Monday, March 21, 2005

World Turned Upside Down; Still Works Same Way

I made a list of the dyes I'd need to make all my wonderful scarf ideas. Then I went onto Dharma Trading's website and added up the prices of all these dyes. It came to upwards of $100. That was when I decided I'd need to learn how to mix my own color blends.

Dyes, as it turns out, mix according to the subtractive theory of color mixing. The primary colors of dye are cyan, magenta, and yellow. This is very different from what we are taught as kids, which is that red, yellow, and blue are the primary colors, or from what we know from our experiences with TV, which is that red, green and blue are primaries.

When I was a kid I just ate up the RYB color theory. I loved it. I could mix yellow and blue clay and get green. I could mix yellow and blue paint and get green too. I could even get various shades of green depending on the proportions of the mix. So when I went to the science museum and they assured me that green was a primary color and I could mix it with red to get yellow, I just kind of blinked at them. Green and red makes brown, not yellow. Green and red are opposites on the color wheel. Everybody who's worked with poster paints knows this. Even though I saw the green and red light mix to make yellow, I wrote it off as a matter of personal opinion. Maybe green and red makes yellow-- for you. For me it makes brown. Then I sectioned it off in my mind as something that didn't apply to me. OK, maybe red light and green light makes yellow light. But I don't paint with light, now, do I? So I don't have to think about it.
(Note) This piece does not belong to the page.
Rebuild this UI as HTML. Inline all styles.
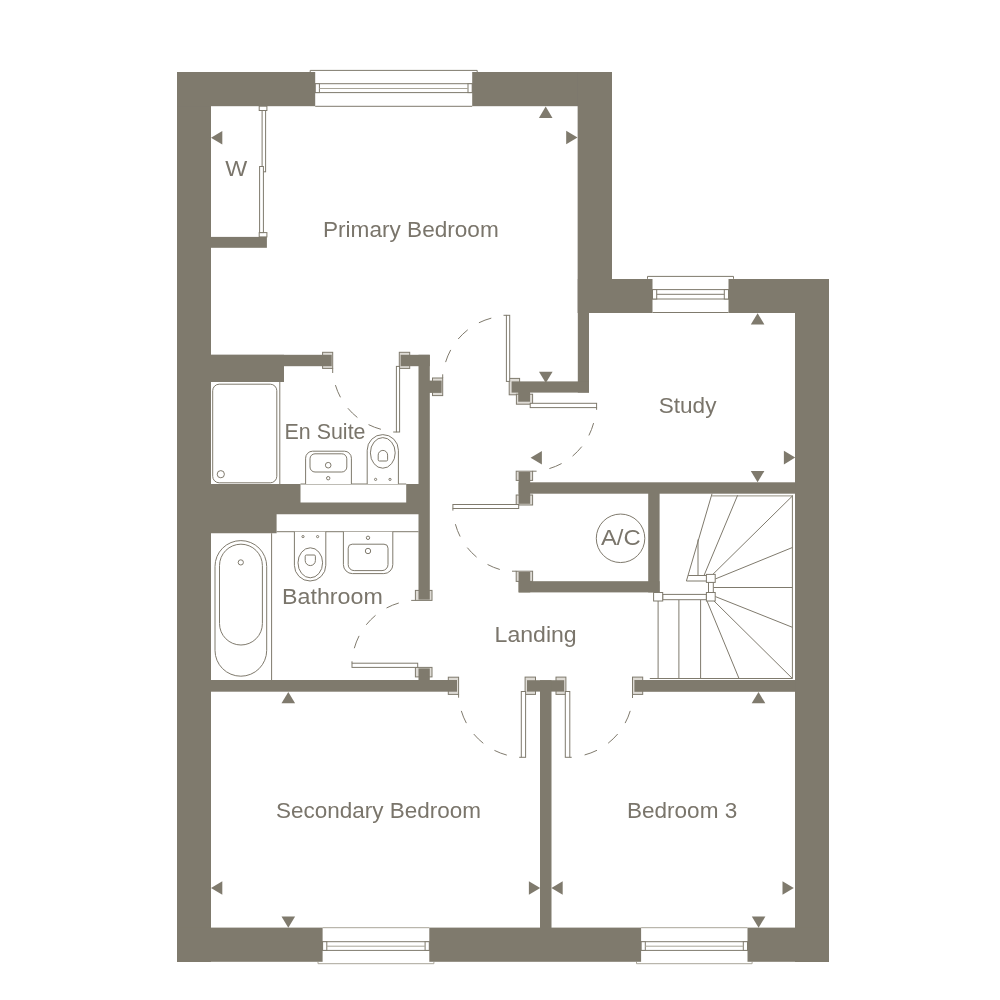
<!DOCTYPE html>
<html lang="en">
<head>
<meta charset="utf-8">
<title>First Floor Plan</title>
<style>
  html, body { margin: 0; padding: 0; background: #ffffff; }
  body { width: 1000px; height: 1000px; overflow: hidden; }
  svg { display: block; }
  .w rect, .w path, .w polygon { fill: #7f7a6d; }
  .l { fill: none; stroke: #7f7a6d; stroke-width: 1; }
  .lw { fill: #ffffff; stroke: #7f7a6d; stroke-width: 1; }
  .lf { fill: #dedbd5; stroke: #7f7a6d; stroke-width: 1; }
  .lt { fill: #ffffff; stroke: #a9a599; stroke-width: 1; }
  .d { fill: none; stroke: #7f7a6d; stroke-width: 1; stroke-dasharray: 0 19.2 13.2 13.2 13.2 13.2 13.2 100; }
  .t polygon { fill: #7f7a6d; }
  #labels { filter: opacity(0.999); }
  text { font-family: "Liberation Sans", sans-serif; fill: #7a756b; font-size: 20px; }
</style>
</head>
<body>
<svg width="1000" height="1000" viewBox="0 0 1000 1000">
<rect width="1000" height="1000" fill="#ffffff"/>

<!-- windows -->
<g id="windows">
<path class="l" style="fill:none" d="M310.20 72.10V70.40H477.20V72.10"/>
<path class="l" style="fill:none" d="M315.20 106.30H472.20"/>
<rect x="315.20" y="83.70" width="157.00" height="8.90" class="lw"/>
<rect x="315.20" y="83.70" width="4.20" height="8.90" class="lw"/>
<rect x="468.00" y="83.70" width="4.20" height="8.90" class="lw"/>
<path class="lt" style="fill:none" d="M319.40 88.50H468.00"/>
<path class="l" style="fill:none" d="M647.50 278.80V276.40H733.50V278.80"/>
<path class="l" style="fill:none" d="M652.50 312.50H728.50"/>
<rect x="652.50" y="289.60" width="76.00" height="9.40" class="lw"/>
<rect x="652.50" y="289.60" width="4.20" height="9.40" class="lw"/>
<rect x="724.30" y="289.60" width="4.20" height="9.40" class="lw"/>
<path class="l" style="fill:none" d="M656.70 294.30H724.30"/>
<path class="lt" style="fill:none" d="M318.00 961.80V963.70H433.90V961.80"/>
<path class="lt" style="fill:none" d="M322.60 927.70H429.30"/>
<rect x="322.60" y="941.70" width="106.70" height="8.70" class="lw"/>
<rect x="322.60" y="941.70" width="4.20" height="8.70" class="lw"/>
<rect x="425.10" y="941.70" width="4.20" height="8.70" class="lw"/>
<path class="lt" style="fill:none" d="M326.80 946.20H425.10"/>
<path class="lt" style="fill:none" d="M636.50 961.80V963.70H752.10V961.80"/>
<path class="lt" style="fill:none" d="M641.10 927.70H747.50"/>
<rect x="641.10" y="941.70" width="106.40" height="8.70" class="lw"/>
<rect x="641.10" y="941.70" width="4.20" height="8.70" class="lw"/>
<rect x="743.30" y="941.70" width="4.20" height="8.70" class="lw"/>
<path class="lt" style="fill:none" d="M645.30 946.20H743.30"/>
</g>
<!-- door frames -->
<g id="frames">
<rect x="322.60" y="352.30" width="10.10" height="16.10" class="lf"/>
<rect x="399.30" y="352.30" width="10.40" height="16.10" class="lf"/>
<rect x="432.50" y="378.00" width="10.20" height="17.60" class="lf"/>
<rect x="509.20" y="378.40" width="10.40" height="16.40" class="lf"/>
<rect x="516.40" y="394.20" width="16.20" height="10.00" class="lf"/>
<rect x="516.20" y="471.20" width="16.40" height="9.20" class="lf"/>
<rect x="516.20" y="495.00" width="16.40" height="10.00" class="lf"/>
<rect x="516.20" y="571.20" width="16.40" height="10.20" class="lf"/>
<rect x="415.40" y="590.40" width="16.60" height="10.00" class="lf"/>
<rect x="415.40" y="667.40" width="16.60" height="9.50" class="lf"/>
<rect x="448.30" y="677.20" width="10.30" height="17.20" class="lf"/>
<rect x="525.10" y="677.10" width="10.40" height="17.30" class="lf"/>
<rect x="556.00" y="677.10" width="9.90" height="17.30" class="lf"/>
<rect x="632.50" y="677.10" width="10.20" height="17.30" class="lf"/>
<path class="l" d="M332.7 368.4V373M442.7 378V374.3M536.6 471.2H532.6M411.2 600.4H415.4M458.6 694.4V697.7M632.5 694.4V698M516.2 571.2H512"/>
</g>
<!-- walls -->
<g class="w" id="walls">
<rect x="177.00" y="72.00" width="34.00" height="890.00"/>
<rect x="177.00" y="72.00" width="138.20" height="34.20"/>
<rect x="472.20" y="72.00" width="139.80" height="34.20"/>
<rect x="577.80" y="72.00" width="34.20" height="241.00"/>
<rect x="577.80" y="72.00" width="11.20" height="320.60"/>
<rect x="577.80" y="279.00" width="74.70" height="34.00"/>
<rect x="728.50" y="279.00" width="100.50" height="34.00"/>
<rect x="795.00" y="279.00" width="34.00" height="683.00"/>
<rect x="177.00" y="927.60" width="145.60" height="34.20"/>
<rect x="429.30" y="927.60" width="211.80" height="34.20"/>
<rect x="747.50" y="927.60" width="81.50" height="34.20"/>
<rect x="211.00" y="236.90" width="55.90" height="10.90"/>
<rect x="211.00" y="354.80" width="120.70" height="11.40"/>
<rect x="211.00" y="354.80" width="73.00" height="27.20"/>
<rect x="400.60" y="354.80" width="29.20" height="11.40"/>
<rect x="418.50" y="354.80" width="11.30" height="244.80"/>
<rect x="428.00" y="380.60" width="13.60" height="12.30"/>
<rect x="511.60" y="381.40" width="77.40" height="11.20"/>
<rect x="518.20" y="390.00" width="11.90" height="11.70"/>
<rect x="518.60" y="482.30" width="276.60" height="11.40"/>
<rect x="518.60" y="472.00" width="11.60" height="31.80"/>
<rect x="648.20" y="493.00" width="11.40" height="99.40"/>
<rect x="518.60" y="581.20" width="141.00" height="11.20"/>
<rect x="518.60" y="572.00" width="11.60" height="20.40"/>
<rect x="211.00" y="680.00" width="246.00" height="11.70"/>
<rect x="418.50" y="668.40" width="11.30" height="12.60"/>
<rect x="527.00" y="680.20" width="37.20" height="11.40"/>
<rect x="540.00" y="680.20" width="11.50" height="247.80"/>
<rect x="634.40" y="680.00" width="160.80" height="11.80"/>
<path d="M211 484H300.5V502.5H406.2V484H420V514.3H276.6V533.2H211Z"/>
</g>
<!-- arrows -->
<g class="t" id="arrows">
<polygon points="545.70,106.60 538.90,117.90 552.50,117.90"/>
<polygon points="577.50,137.50 566.20,130.70 566.20,144.30"/>
<polygon points="211.00,137.70 222.30,130.90 222.30,144.50"/>
<polygon points="545.80,383.00 539.00,371.70 552.60,371.70"/>
<polygon points="530.60,457.70 541.90,450.90 541.90,464.50"/>
<polygon points="757.60,313.20 750.80,324.50 764.40,324.50"/>
<polygon points="795.20,457.60 783.90,450.80 783.90,464.40"/>
<polygon points="757.60,482.20 750.80,470.90 764.40,470.90"/>
<polygon points="288.30,692.00 281.50,703.30 295.10,703.30"/>
<polygon points="211.00,888.00 222.30,881.20 222.30,894.80"/>
<polygon points="288.30,927.80 281.50,916.50 295.10,916.50"/>
<polygon points="540.20,888.00 528.90,881.20 528.90,894.80"/>
<polygon points="551.40,888.00 562.70,881.20 562.70,894.80"/>
<polygon points="793.80,888.00 782.50,881.20 782.50,894.80"/>
<polygon points="758.50,692.00 751.70,703.30 765.30,703.30"/>
<polygon points="758.60,927.80 751.80,916.50 765.40,916.50"/>
</g>
<!-- doors -->
<g id="doors">
<rect x="396.40" y="366.40" width="3.20" height="65.60" class="lw"/>
<rect x="506.40" y="315.30" width="3.30" height="66.10" class="lw"/>
<rect x="530.20" y="403.30" width="66.40" height="4.30" class="lw"/>
<rect x="452.90" y="504.50" width="65.80" height="4.00" class="lw"/>
<rect x="352.00" y="663.20" width="65.70" height="4.20" class="lw"/>
<rect x="521.30" y="691.50" width="4.30" height="65.80" class="lw"/>
<rect x="565.30" y="691.50" width="4.50" height="65.80" class="lw"/>
<path class="l" d="M396.4 432.0H393.2M506.4 315.3H503.5M596.6 407.6V409.8M452.9 508.5V510.6M352 663.2V661.3M521.3 757.3H519.2M569.8 757.3H571.7"/>
<path class="d" d="M332.7 366.2A65 65 0 0 0 397.6 431.5"/>
<path class="d" d="M442.8 381.0A65 65 0 0 1 507.8 316.0"/>
<path class="d" d="M530.5 471.3A65 65 0 0 0 595.8 406.0"/>
<path class="d" d="M518.7 572.1A65 65 0 0 1 453.1 507.1"/>
<path class="d" d="M417.7 600.4A65 65 0 0 0 352.0 665.3"/>
<path class="d" d="M458.6 692.0A65 65 0 0 0 523.4 757.3"/>
<path class="d" d="M633.0 692.0A65 65 0 0 1 567.9 757.1"/>
</g>
<!-- wardrobe -->
<g id="wardrobe">
<rect x="259.20" y="106.20" width="7.70" height="4.30" class="lw"/>
<rect x="259.20" y="232.60" width="7.70" height="4.30" class="lw"/>
<rect x="262.10" y="110.50" width="3.50" height="61.30" class="lw"/>
<rect x="259.60" y="166.50" width="3.80" height="66.10" class="lw"/>
</g>
<!-- en suite fittings -->
<g id="ensuite">
<path class="l" d="M279.8 382V484"/>
<rect class="l" x="212.7" y="384.2" width="64.1" height="98.6" rx="6.5"/>
<circle class="l" cx="220.8" cy="474.2" r="3.6"/>
<path class="l" d="M300.5 484H406.2"/>
<path class="lw" d="M305.6 484V458.2A7 7 0 0 1 312.6 451.2H344.4A7 7 0 0 1 351.4 458.2V484"/>
<rect class="l" x="310" y="453.8" width="36.8" height="18.2" rx="5"/>
<circle class="l" cx="328.2" cy="465.2" r="2.8"/>
<circle class="l" cx="328.2" cy="478.2" r="1.7"/>
<path class="lw" d="M367.2 484V450.2A15.6 15.6 0 0 1 398.4 450.2V484"/>
<ellipse class="l" cx="382.8" cy="452.9" rx="12.4" ry="15.3"/>
<path class="l" d="M378.2 459.8V455.1A4.7 4.7 0 0 1 387.6 455.1V459.8A1.2 1.2 0 0 1 386.4 461H379.4A1.2 1.2 0 0 1 378.2 459.8Z"/>
<circle class="l" cx="375.6" cy="479.4" r="1.1"/><circle class="l" cx="390" cy="479.4" r="1.1"/>
</g>
<!-- bathroom fittings -->
<g id="bathroom">
<path class="l" d="M276.6 531.7H418.6"/>
<path class="l" d="M271.6 533.2V680"/>
<rect class="l" x="215.0" y="540.6" width="51.7" height="135.6" rx="25.85"/>
<rect class="l" x="219.5" y="544.2" width="42.9" height="100.8" rx="21.45"/>
<circle class="l" cx="240.8" cy="562.4" r="2.6"/>
<path class="lw" d="M294.4 531.7V565.3A15.7 15.7 0 0 0 325.8 565.3V531.7"/>
<ellipse class="l" cx="310.3" cy="562.8" rx="12.3" ry="15"/>
<path class="l" d="M305.2 556.2V560.5A5.1 5.1 0 0 0 315.4 560.5V556.2A1.2 1.2 0 0 0 314.2 555H306.4A1.2 1.2 0 0 0 305.2 556.2Z"/>
<circle class="l" cx="303" cy="536.6" r="1.1"/><circle class="l" cx="317.6" cy="536.6" r="1.1"/>
<path class="lw" d="M343.4 531.7V564.6A9 9 0 0 0 352.4 573.6H383.8A9 9 0 0 0 392.8 564.6V531.7"/>
<path class="l" d="M352.2 544.2H384A4 4 0 0 1 388 548.2V564.6A6 6 0 0 1 382 570.6H354.2A6 6 0 0 1 348.2 564.6V548.2A4 4 0 0 1 352.2 544.2Z"/>
<circle class="l" cx="368" cy="551" r="2.7"/>
<circle class="l" cx="368" cy="537.8" r="1.7"/>
</g>
<circle class="l" cx="620.55" cy="538.3" r="24.25"/>
<!-- stairs -->
<g id="stairs">
<path class="lt" style="fill:none;stroke-width:1.3" d="M711.6 495.9H792.4"/>
<path class="l" d="M792.4 495.3V678.5H649.8"/>
<path class="l" d="M712 493.7L686.4 581H706.4M688.2 575.5H706.4M698 539.5V575.5"/>
<path class="l" d="M737.6 495.3L704 575.5"/>
<path class="l" d="M792.4 496L712.8 574.4"/>
<path class="l" d="M792.4 547.5L715.2 579"/>
<path class="l" d="M713.3 587.5H792.4"/>
<path class="l" d="M715.2 596.5L792.4 627.3"/>
<path class="l" d="M714 601L792.4 678.5"/>
<path class="l" d="M707 601L739 678.5"/>
<path class="l" d="M700.6 599.7V678.5M678.9 599.7V678.5M658.1 601V678.5"/>
<rect x="708.50" y="582.40" width="4.80" height="10.10" class="lw"/>
<rect x="662.70" y="594.40" width="43.70" height="5.30" class="lw"/>
<rect x="706.40" y="574.40" width="8.80" height="8.00" class="lw"/>
<rect x="706.40" y="592.50" width="8.80" height="8.50" class="lw"/>
<rect x="653.60" y="592.50" width="9.10" height="8.50" class="lw"/>
</g>
<!-- labels -->
<g id="labels">
<text x="323.0" y="236.8" textLength="175.7" lengthAdjust="spacingAndGlyphs" style="font-size:21.5px">Primary Bedroom</text>
<text x="225.2" y="175.9" textLength="22.0" lengthAdjust="spacingAndGlyphs" style="font-size:21.5px">W</text>
<text x="284.5" y="438.9" textLength="81.0" lengthAdjust="spacingAndGlyphs" style="font-size:21.5px">En Suite</text>
<text x="658.8" y="412.8" textLength="57.6" lengthAdjust="spacingAndGlyphs" style="font-size:21.5px">Study</text>
<text x="600.9" y="544.7" textLength="39.7" lengthAdjust="spacingAndGlyphs" style="font-size:21.5px">A/C</text>
<text x="282.0" y="603.6" textLength="100.8" lengthAdjust="spacingAndGlyphs" style="font-size:21.5px">Bathroom</text>
<text x="494.6" y="641.8" textLength="82.1" lengthAdjust="spacingAndGlyphs" style="font-size:21.5px">Landing</text>
<text x="276.1" y="817.7" textLength="205.0" lengthAdjust="spacingAndGlyphs" style="font-size:21.5px">Secondary Bedroom</text>
<text x="627.0" y="817.9" textLength="110.2" lengthAdjust="spacingAndGlyphs" style="font-size:21.5px">Bedroom 3</text>
</g>
</svg>
</body>
</html>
I'm now having to defeat my natural defense mechanisms against experiences that don't mesh with my ideas in order to learn the CMY (cyan-magenta-yellow) color mixing system. As anyone who has had to defeat these knows, it is extremely difficult. We posit systems of how the world works as a necessary lubricant to our everyday lives. We want the world to work in an orderly fashion. Once we've decided which schema the world follows, we reject utterly all the other schemas. And yet, we notice that there are people out there who accept other schemas. We suppose they must be ignorant, immature, or simply misguided, because they obviously don't understand how things work and they are just clutching to their schema out of habit. Of course, that doesn't apply to our schema-- we cling to it not because of habit, but because it's true and it's the way the world works. We've proved it with our own experience. Or at least it feels like we've proved it with our own experience, when in fact it's the other way around-- we've proved our own experience with our theory.

But reality doesn't work the way we want it to work just because we want it to. If we could think the world into submission and make it do our bidding, the earth would have had to shift geometries over the centuries as it vacillated between round and flat. Color doesn't change the way it works just because I accept a different set of primary colors. And yet, when I try to wrap my mind around the CMY system, it seems as if the world has turned upside down. Magenta and yellow make red. If you mix in cyan, which to my eyes is a kind of blue, you should get purple, but instead you get black. It makes some sort of sense to me, but in a warped, mind-blowing way that just feels wrong, like putting a left shoe on a right foot. I can memorize the color combinations and recite them, but they just don't make any sense when I try to think about them. It is the same dissonance that Newtonian physics saw in Einstein or that the mathematical community felt with Godel's Incompleteness Theorem. Everything you know is wrong, but nothing has changed.

But I also know that CMY theory is just a theory-- it is not an infallible system that can produce any color in the world or adequately explain which dyes will mix to produce what is perceived as red. Ultimately, the struggle to accept an alien idea is the first step in the struggle to accept that the world doesn't follow our rules, no matter which way we frame it. The world can turn entirely upside down-- but it still works the same way it always has.